Posted 1 year ago # -
If you think quality teaching begins and ends with te "Socratic method" you're not as good a teacher as you think you are.
Posted 1 year ago # -
Seems like a nice conference, held in a cool city
Posted 1 year ago # -
..by your misdirection. Who said it begins and ends there? There's advisement, preferably one-on-one in bed with hot coeds, and there's pay-to play profit to be made by selling good grades to the highest bidder. Teaching is a very complex animal, who doesn't know that?

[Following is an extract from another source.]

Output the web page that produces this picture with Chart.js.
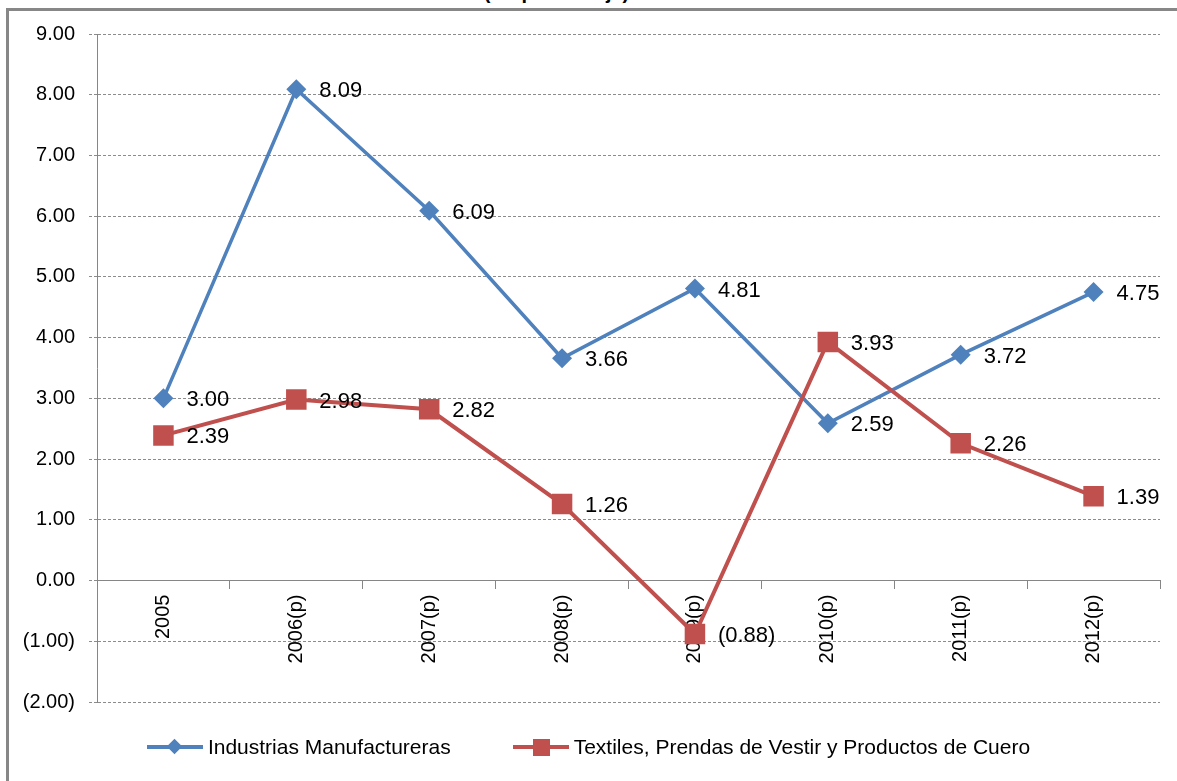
<!DOCTYPE html>
<html>
<head>
<meta charset="utf-8">
<script src="https://cdn.jsdelivr.net/npm/chart.js@4"></script>
<style>
  body { margin:0; background:#fff; overflow:hidden; font-family:"Liberation Sans", Arial, sans-serif; }
  #wrap { position:relative; width:1177px; height:781px; }
  #frame { position:absolute; left:6px; top:8px; width:1300px; height:900px; border-left:3px solid #878787; border-top:3px solid #878787; }
  #title { position:absolute; left:0; top:-18px; width:1113px; text-align:center; font-weight:bold; font-size:20px; line-height:20px; color:#000; }
  #chart { position:absolute; left:0; top:0; }
  #legend { position:absolute; left:0; top:734px; width:1177px; display:flex; justify-content:center; font-size:21px; color:#000; }
  .item { display:flex; align-items:center; margin:0 31px; }
  .sw { position:relative; width:56px; height:26px; margin-right:5px; }
  .sw .ln { position:absolute; left:0; right:0; top:11px; height:4px; }
  .sw .mk { position:absolute; }
</style>
</head>
<body>
<div id="wrap">
  <div id="frame"></div>
  <div id="title">(En porcentaje)</div>
  <canvas id="chart" width="1177" height="781"></canvas>
  <div id="legend"></div>
</div>
<script>
var years = ['2005','2006(p)','2007(p)','2008(p)','2009(p)','2010(p)','2011(p)','2012(p)'];
var manufactureras = [3.00, 8.09, 6.09, 3.66, 4.81, 2.59, 3.72, 4.75];
var textiles = [2.39, 2.98, 2.82, 1.26, -0.88, 3.93, 2.26, 1.39];
var seriesNames = ['Industrias Manufactureras', 'Textiles, Prendas de Vestir y Productos de Cuero'];

var BLUE = '#4F81BD';
var RED = '#C0504D';
var FONT = '"Liberation Sans", Arial, sans-serif';

function fmt(v){
    if (v < 0) return '(' + Math.abs(v).toFixed(2) + ')';
    return v.toFixed(2);
}

// numbers next to each point
var pointLabels = {
    id: 'pointLabels',
    afterDatasetsDraw: function(chart){
        var ctx = chart.ctx;
        ctx.save();
        ctx.font = '22px ' + FONT;
        ctx.fillStyle = '#000';
        ctx.textAlign = 'left';
        ctx.textBaseline = 'middle';
        chart.data.datasets.forEach(function(ds, i){
            var meta = chart.getDatasetMeta(i);
            meta.data.forEach(function(pt, j){
                ctx.fillText(fmt(ds.data[j]), pt.x + 23, pt.y + 2);
            });
        });
        ctx.restore();
    }
};

var ctx = document.getElementById('chart').getContext('2d');
var chart = new Chart(ctx, {
    type: 'line',
    data: {
        labels: years,
        datasets: [{
            label: seriesNames[0],
            data: manufactureras,
            borderColor: BLUE,
            backgroundColor: BLUE,
            borderWidth: 3.5,
            pointStyle: 'rectRot',
            pointRadius: 10,
            pointBorderWidth: 0,
            pointBackgroundColor: BLUE,
            tension: 0,
            order: 2
        }, {
            label: seriesNames[1],
            data: textiles,
            borderColor: RED,
            backgroundColor: RED,
            borderWidth: 4,
            pointStyle: 'rect',
            pointRadius: 14.5,
            pointBorderWidth: 0,
            pointBackgroundColor: RED,
            tension: 0,
            order: 1
        }]
    },
    options: {
        responsive: false,
        animation: false,
        layout: { padding: { left: 0, top: 34, right: 17, bottom: 79 } },
        plugins: {
            legend: { display: false },
            tooltip: { enabled: false }
        },
        scales: {
            x: {
                type: 'category',
                offset: true,
                position: { y: 0 },
                grid: { drawOnChartArea: false, drawTicks: true, tickLength: 8, color: '#868686', offset: true },
                border: { color: '#868686', width: 1 },
                ticks: {
                    minRotation: 90, maxRotation: 90, padding: 6,
                    color: '#000', font: { family: FONT, size: 20 }
                }
            },
            y: {
                min: -2, max: 9,
                afterFit: function(scale){ scale.width = 97; },
                grid: { color: '#8c8c8c', lineWidth: 1, tickLength: 8, tickBorderDash: [3, 2] },
                border: { color: '#868686', width: 1, dash: [3, 2] },
                ticks: {
                    stepSize: 1, padding: 14, color: '#000',
                    font: { family: FONT, size: 20 },
                    callback: function(v){ return fmt(v); }
                }
            }
        }
    },
    plugins: [pointLabels]
});

// legend built from the datasets (line + marker like the original)
var legend = document.getElementById('legend');
chart.data.datasets.forEach(function(ds){
    var item = document.createElement('div');
    item.className = 'item';
    var sw = document.createElement('span');
    sw.className = 'sw';
    var ln = document.createElement('span');
    ln.className = 'ln';
    ln.style.background = ds.borderColor;
    var mk = document.createElement('span');
    mk.className = 'mk';
    mk.style.background = ds.borderColor;
    if (ds.pointStyle == 'rectRot'){
        mk.style.width = '11px'; mk.style.height = '11px';
        mk.style.left = '22px'; mk.style.top = '7px';
        mk.style.transform = 'rotate(45deg)';
    } else {
        mk.style.width = '17px'; mk.style.height = '17px';
        mk.style.left = '20px'; mk.style.top = '5px';
    }
    sw.appendChild(ln);
    sw.appendChild(mk);
    var txt = document.createElement('span');
    txt.textContent = ds.label;
    item.appendChild(sw);
    item.appendChild(txt);
    legend.appendChild(item);
});
</script>
</body>
</html>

Now why don't you take a break from your ego for half a minute and, lighten up and get laid.
Posted 1 year ago # -
Teaching is more fun than you might think....it provides a lot of energy and positive affirmation when things are going well in the classroom. It isn't always the drudgery described on PSJR.
Posted 1 year ago # -
Then again, I'm easily amused
Posted 1 year ago # -
So you've miraculously figured out teaching all by yourself at the ripe young age of ABD. No wonder you heap disdain on us tenured and tenure track folk who regularly meet up to discuss ways to improve the teaching of political science. Maybe you should write a book based on your pedagogical insights derived from your vast experience.